Trieste tanto bella e tanto dimenticata! Trieste città di Italo Svevo, Umberto Saba, Giorgio Strehler, Fulvio Tomizza, James Joyce, Rainer Maria Rilke e del fantastico, quanto non abbastanza noto pittore Umberto Veruda, amico di Svevo e di tanti altri ancora. Per le mille cose da vedere e da gustare Trieste vale sicuramente ben più di una visita.
Per chi ama il vino una tappa d’obbligo è l’enoteca fondata nel 1777 dallo svizzero Antonio Bischoff, che ancora oggi porta il nome del fondatore. Trieste è altresì la città dei caffè storici, anche se oggi alcuni non hanno più lo smalto di un tempo, ma meritano comunque una visita!
Trieste è anche la città delle tante pasticcerie straripanti di “dolci da forno”, vecchi ricordi della nonna, casarecci, ma gradevolissimi.
Fermiamoci un po’ su quest’aspetto. Le origini dei dolci triestini sono un po’ oscure un po’ di fantasia, di certo c’ é un’ origine levantina con influssi ebraico-mediterranei nei prodotti come l’uvetta, le mandorle, i fichi, la frutta secca ecc. trasportate dalle “calandre”, le navi mercantili greche; per non parlare della pasta “fillo” di indiscussa origine turca.
Tra i dolci tradizionali c’è il Presnitz, nato, si dice, da un concorso a premi fra pasticceri (Preiz Prinzessin ossia Premio Principessa) per onorare la Principessa Sissi; mentre altri lo vogliono come ricordo della corona di spine di Cristo. In realtà il lemma presnitz pare che derivi molto probabilmente dallo sloveno presnitz di Kostanjevica, un dolce pasquale che prende il nome dall’omonimo monastero francescano e che viene riportato nel libro La Cucina Triestina nel 1923. La ricetta originale vuole la pasta frolla riempita con uvetta (ripresa in vino bianco), mandorle tritate, noci, pinoli, cedro candito,
pangrattato fritto nel burro, burro, zucchero e aromi vari: chiodi di garofano, noce moscata in polvere, cannella, buccia di limone e arancia grattugiati.

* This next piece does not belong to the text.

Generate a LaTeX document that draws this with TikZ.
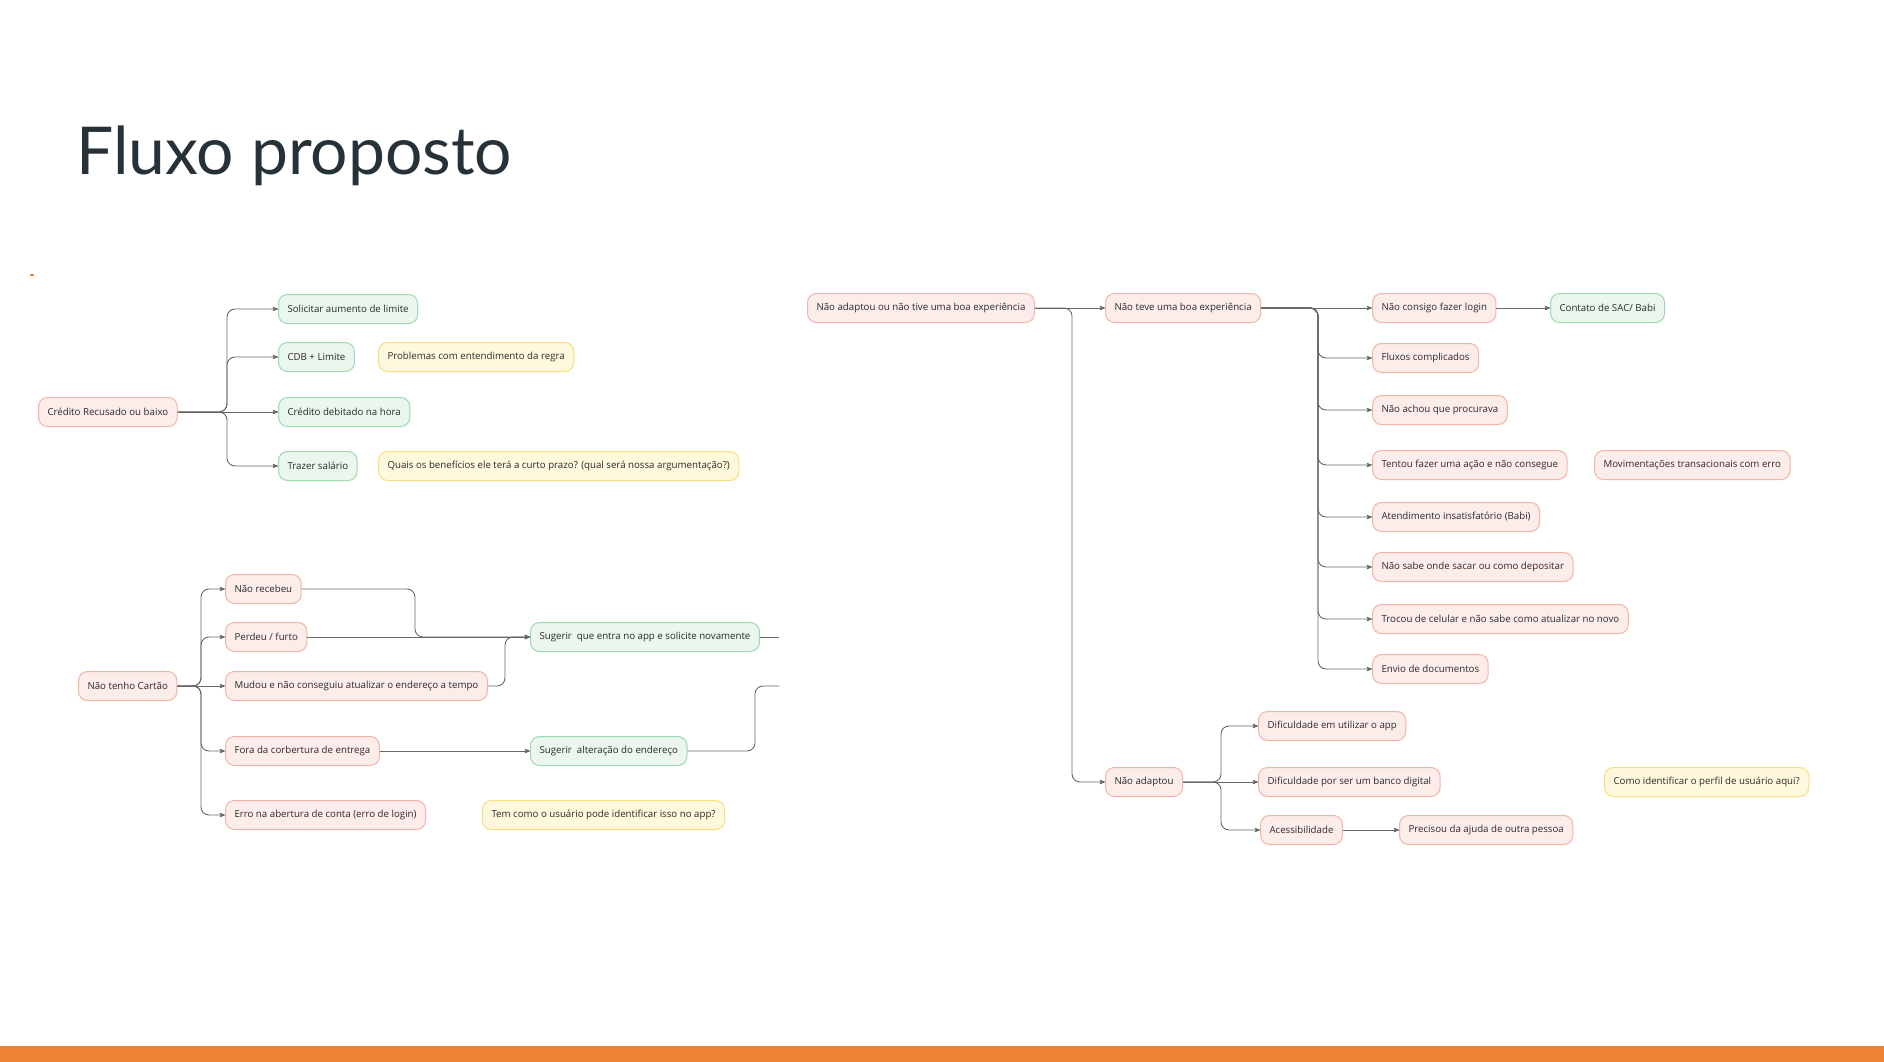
\documentclass[tikz,border=0pt]{standalone}
\usepackage{fontspec}
\setmainfont{Lato}
\newfontfamily\boxfont{Open Sans}
\usetikzlibrary{positioning,arrows}

\definecolor{redfill}{HTML}{FCEDEA}
\definecolor{reddraw}{HTML}{F0B4A8}
\definecolor{greenfill}{HTML}{EAF6EE}
\definecolor{greendraw}{HTML}{9ED9B0}
\definecolor{yellowfill}{HTML}{FFF8DC}
\definecolor{yellowdraw}{HTML}{F8DE80}
\definecolor{linegray}{HTML}{666666}
\definecolor{textgray}{HTML}{2B2B2B}
\definecolor{titlegray}{HTML}{263238}
\definecolor{barorange}{HTML}{ED8232}

\tikzset{
  box/.style={rounded corners=9pt,minimum height=29pt,inner xsep=9pt,inner ysep=0pt,
    line width=1pt,anchor=west,font=\boxfont\fontsize{9.7}{11}\selectfont,text=textgray},
  problem/.style={box,fill=redfill,draw=reddraw},
  action/.style={box,fill=greenfill,draw=greendraw},
  question/.style={box,fill=yellowfill,draw=yellowdraw},
  link/.style={->,>=stealth',draw=linegray,line width=0.9pt,rounded corners=8pt}
}

\begin{document}
\begin{tikzpicture}[x=1pt,y=-1pt]
   \fill[white] (0,0) rectangle (1884,1062);
   \useasboundingbox (0,0) rectangle (1884,1062);
   \fill[barorange] (0,1046) rectangle (1884,1062);
   \fill[barorange] (30,274) rectangle (34,276);
   \node[anchor=base west,inner sep=0pt,text=titlegray,font=\fontsize{66}{74}\selectfont] (title) at (76,174) {Fluxo proposto};

   % credito
   \node[problem]  (cred)    at (38,412)  {Crédito Recusado ou baixo};
   \node[action]   (solic)   at (278,309) {Solicitar aumento de limite};
   \node[action]   (cdb)     at (278,357) {CDB + Limite};
   \node[question] (regra)   at (378,357) {Problemas com entendimento da regra};
   \node[action]   (debit)   at (278,412) {Crédito debitado na hora};
   \node[action]   (salario) at (278,466) {Trazer salário};
   \node[question] (benef)   at (378,466) {Quais os benefícios ele terá a curto prazo? (qual será nossa argumentação?)};
   \coordinate (credfork) at (227,412);

   \draw[link] (cred.east) -| (credfork |- solic.west) -- (solic.west);
   \draw[link] (cred.east) -| (credfork |- cdb.west) -- (cdb.west);
   \draw[link] (cred.east) -- (debit.west);
   \draw[link] (cred.east) -| (credfork |- salario.west) -- (salario.west);

   % cartao
   \node[problem]  (cartao)  at (78,686)  {Não tenho Cartão};
   \node[problem]  (receb)   at (225,589) {Não recebeu};
   \node[problem]  (perdeu)  at (225,637) {Perdeu / furto};
   \node[problem]  (mudou)   at (225,686) {Mudou e não conseguiu atualizar o endereço a tempo};
   \node[problem]  (fora)    at (225,751) {Fora da corbertura de entrega};
   \node[problem]  (erro)    at (225,815) {Erro na abertura de conta (erro de login)};
   \node[action]   (novam)   at (530,637) {Sugerir~ que entra no app e solicite novamente};
   \node[action]   (ender)   at (530,751) {Sugerir~ alteração do endereço};
   \node[question] (identif) at (482,815) {Tem como o usuário pode identificar isso no app?};
   \coordinate (cartfork) at (201,686);
   \coordinate (recebturn) at (415,589);
   \coordinate (mudouturn) at (505,686);
   \coordinate (enderturn) at (755,751);
   \coordinate (novamout) at (779,637);
   \coordinate (enderout) at (779,686);

   \draw[link] (cartao.east) -| (cartfork |- receb.west) -- (receb.west);
   \draw[link] (cartao.east) -| (cartfork |- perdeu.west) -- (perdeu.west);
   \draw[link] (cartao.east) -- (mudou.west);
   \draw[link] (cartao.east) -| (cartfork |- fora.west) -- (fora.west);
   \draw[link] (cartao.east) -| (cartfork |- erro.west) -- (erro.west);
   \draw[link] (receb.east) -| (recebturn |- novam.west) -- (novam.west);
   \draw[link] (perdeu.east) -- (novam.west);
   \draw[link] (mudou.east) -| (mudouturn |- novam.west) -- (novam.west);
   \draw[link] (fora.east) -- (ender.west);
   \draw[draw=linegray,line width=0.9pt] (novam.east) -- (novamout);
   \draw[draw=linegray,line width=0.9pt,rounded corners=8pt] (ender.east) -| (enderturn |- enderout) -- (enderout);

   % experiencia
   \node[problem]  (adapt0)   at (807,308)  {Não adaptou ou não tive uma boa experiência};
   \node[problem]  (teve)     at (1105,308) {Não teve uma boa experiência};
   \node[problem]  (naoadapt) at (1105,782) {Não adaptou};
   \coordinate (adaptfork) at (1072,308);

   \draw[link] (adapt0.east) -- (teve.west);
   \draw[link] (adapt0.east) -| (adaptfork |- naoadapt.west) -- (naoadapt.west);

   \node[problem]  (login)   at (1372,308) {Não consigo fazer login};
   \node[action]   (sac)     at (1550,308) {Contato de SAC/ Babi};
   \node[problem]  (fluxos)  at (1372,358) {Fluxos complicados};
   \node[problem]  (achou)   at (1372,410) {Não achou que procurava};
   \node[problem]  (tentou)  at (1372,465) {Tentou fazer uma ação e não consegue};
   \node[problem]  (movim)   at (1594,465) {Movimentações transacionais com erro};
   \node[problem]  (atend)   at (1372,517) {Atendimento insatisfatório (Babi)};
   \node[problem]  (sacar)   at (1372,567) {Não sabe onde sacar ou como depositar};
   \node[problem]  (celular) at (1372,619) {Trocou de celular e não sabe como atualizar no novo};
   \node[problem]  (docs)    at (1372,669) {Envio de documentos};
   \coordinate (tevefork) at (1318,308);

   \draw[link] (teve.east) -- (login.west);
   \draw[link] (login.east) -- (sac.west);
   \draw[link] (teve.east) -| (tevefork |- fluxos.west) -- (fluxos.west);
   \draw[link] (teve.east) -| (tevefork |- achou.west) -- (achou.west);
   \draw[link] (teve.east) -| (tevefork |- tentou.west) -- (tentou.west);
   \draw[link] (teve.east) -| (tevefork |- atend.west) -- (atend.west);
   \draw[link] (teve.east) -| (tevefork |- sacar.west) -- (sacar.west);
   \draw[link] (teve.east) -| (tevefork |- celular.west) -- (celular.west);
   \draw[link] (teve.east) -| (tevefork |- docs.west) -- (docs.west);

   \node[problem]  (utilizar) at (1258,726) {Dificuldade em utilizar o app};
   \node[problem]  (digital)  at (1258,782) {Dificuldade por ser um banco digital};
   \node[problem]  (acess)    at (1260,830) {Acessibilidade};
   \node[problem]  (ajuda)    at (1399,830) {Precisou da ajuda de outra pessoa};
   \node[question] (perfil)   at (1604,782) {Como identificar o perfil de usuário aqui?};
   \coordinate (adaptfork2) at (1221,782);

   \draw[link] (naoadapt.east) -| (adaptfork2 |- utilizar.west) -- (utilizar.west);
   \draw[link] (naoadapt.east) -- (digital.west);
   \draw[link] (naoadapt.east) -| (adaptfork2 |- acess.west) -- (acess.west);
   \draw[link] (acess.east) -- (ajuda.west);
\end{tikzpicture}
\end{document}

Il Presnitz che ho degustato a Trieste é un tortiglione la cui forma ha un significato simbolico: “per quanto giri il mondo alla fine torni sempre a Trieste”- così mi spiega la titolare della pasticceria Giorgi, in via Carducci, che Pellegrino Artusi lo riportava così nel suo famoso libro di cucina: “Dolce di tedescheria … Ne chiesi la ricetta … e mi piacque”. Si abbina ottimamente con un vino friulano come il Picolit o il Ramandolo.
La Pinza. La mattina del giorno di Pasqua, la famiglia usava, mi dicono, riunirsi dopo la messa per una abbondante colazione rituale, con prosciutto e Pinza, con il fiore di finocchio e il rafano grattugiato. Controversa l’origine del nome: dal latino “pinsum”(schiacciare) se non dal longobardo “bizan” (mordere). La pinza è un pane dolce lievitato, morbido ed aromatizzato, ideale per una prima colazione anche oggi, accompagnato con marmellata d’albicocca e arance
Abbiamo poi la Putizza, un dolce tipico della cucina del Carso, con la pasta simile a quella della pinza e un ripieno simile a quello del presnitz, con aggiunta tuttavia di cioccolato e rhum. Va abbinata ad una grappa o da un vino liquoroso.
Fave. dolcetti di pasta di mandorle, serviti con il the o vin santo. E’ un prodotto autunno-inverno, simile alle “Fave dei morti” che si trovano in questo stesso periodo dell’anno anche a Venezia. Ancora oggi le migliori pasticcerie triestine seguono ricette antiche quando le mandorle venivano prima macinate e poi lasciate asciugare accanto al “fogher” e quindi impastate con zucchero, uova e alcool. L’impasto veniva aggiunto di cedro per le fave bianche, cacao per quelle marroni e essenza di rose per quelle di color rosa, con una tostatura-asciugatura in forno tiepido.
In conclusione, andate a Trieste e non fatevi mancare nulla.